At the same time, because of the big demand for water VOLUME from the manifold(s), the main circulator is probably pumping at its maximum rate against virtually no dynamic head, so there's undesirable pipe/ pump noise.

If you increase the boiler Flow temperature to (say) 60 degrees, then for the same amount of heat, the UFH mixer now needs a smaller Flow volume, so it closes a bit. This reduces the demand on the main pump and the flow rate through the primary pipework, so less noise. The inlet manifold temperature will now reach 50C, so the loops will be at the right temperature and the floor will heat up correctly. Chances are that the Return to the boiler will still be well below 50C degrees, so the boiler will condense and deliver its maximum efficiency. Any efficiency gained from dropping the boiler Flow temperature much below 55C will be quite small anyway, compared with the big gain from condensing mode.

I happened to be talking to a UFH manufacturer today: their system spec requires at least 60C at the mixing valve inlet to give a blended temperature of 50C in the inlet manifold.

NOTE: if your UFH manifolds are the 'direct feed' type, with no local temperature control, then different design rules apply. You MUST have a 'whole house' UFH mixing valve to keep the Flow at the correct UFH inlet manifold temperature or controls on the boiler to achieve the same result, ideally a weather-compensator controller which directly matches floor temperature to outside temperature. If there's only one boiler, you also need to consider hot water cylinder heating: Flow temperature for this needs to be at least 75C to achieve an acceptable recovery time. Controls and motorised valves to make this all happen tend to get a bit complicated!
 
Most oil boilers use a secondary heat exchanger made from stainless or aluminium - although I did see a Kroll the other day with a plastic secondary HE.

They have to ensure that by the time the water hits the primary HE it has reached sufficient temperature to avoid condensation occuring, or rapid corrosion and failure will result.

I am surprised that Warmflow advocate 32C.

One should bear in mind as a purchaser that many of the manufacturers making oil condensers have only been producing them for 24 months or so..... therefore no one really knows how reliable they are going to be.

There are a few manufacturers of oil condensers that have been making high efficiency boilers for much longer (my favourite being Kidd from 1982 onwards) and those who are risk averse may like to look at how long their boiler has been in production before intentionally designing a system to reduce the return temp to 30C.
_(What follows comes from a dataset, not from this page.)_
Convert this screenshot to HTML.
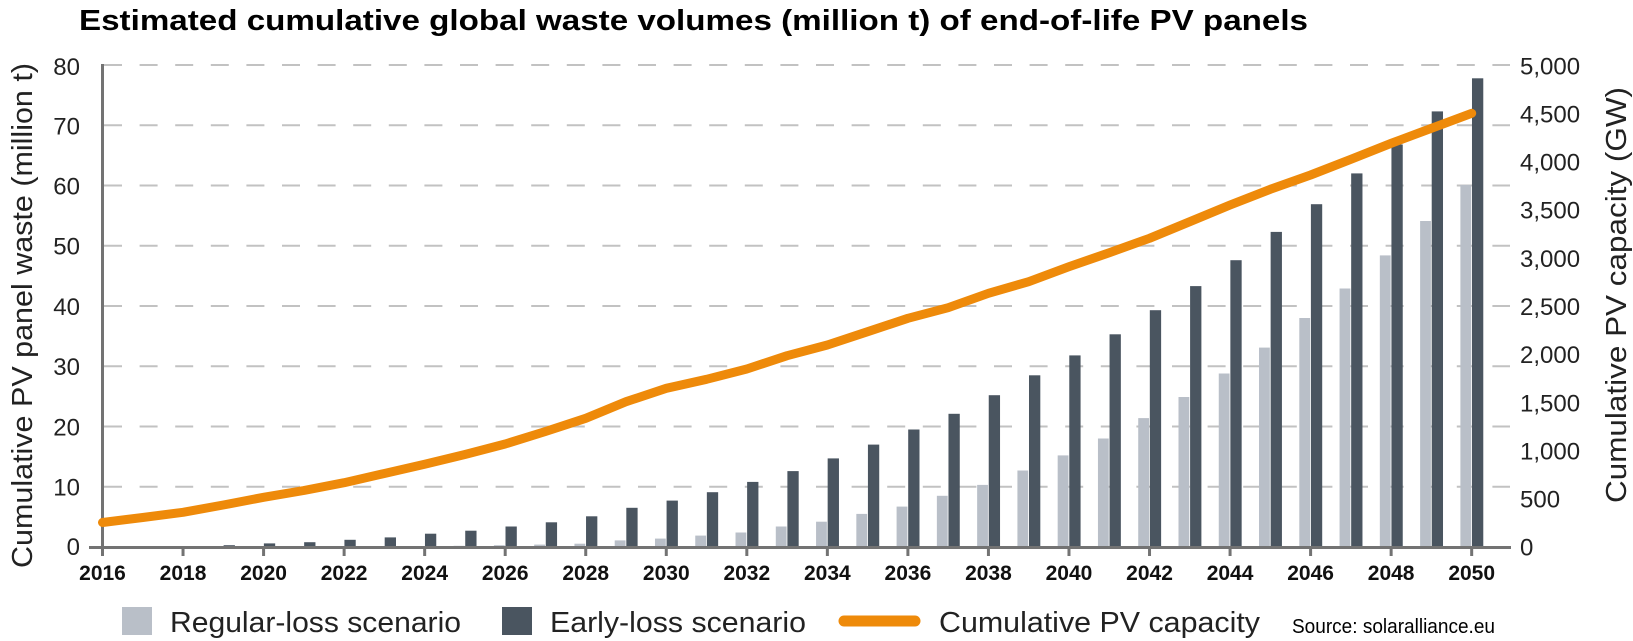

Kidd will not advocate the return to go below 42C, by the way.
 
From practical experiance the higher temp you put into the blending valve the lower return temp of the boiler return as most of the return feed is diverted into the blending valve which as the input is high temp then slows down the input flow which then means all the extra heat you have created is wasted in the cooling ( slow flow ) of the water in the feed pipes, its a bit of a vicous circle.

This then gets me back to my original question, I would like to have a flow rate of about 60 for the UFh and a flow rate of 75 - 80 for the high efficiency water tank, is there any easy way of doing this without resorting to two seperate thermostat controls ?

Thanks for the great answers by the way, I'm learning.
 
It may be to simplistic but what do the others think about a pipestat set to say 55 C on the flow pipe in series with the room stat.

That would cause the boiler to go off immediately the CH flow reached 55 C. That would cause increased cycling but seems to me to be the only simple way to achieve the requirements.

I would expect a blending valve to cause the boiler to go off pretty quickly unless the heating load is very high.

Part of the problem is that boilers are usually massively over sized for teh actual heating load and oil boilers dont modulate!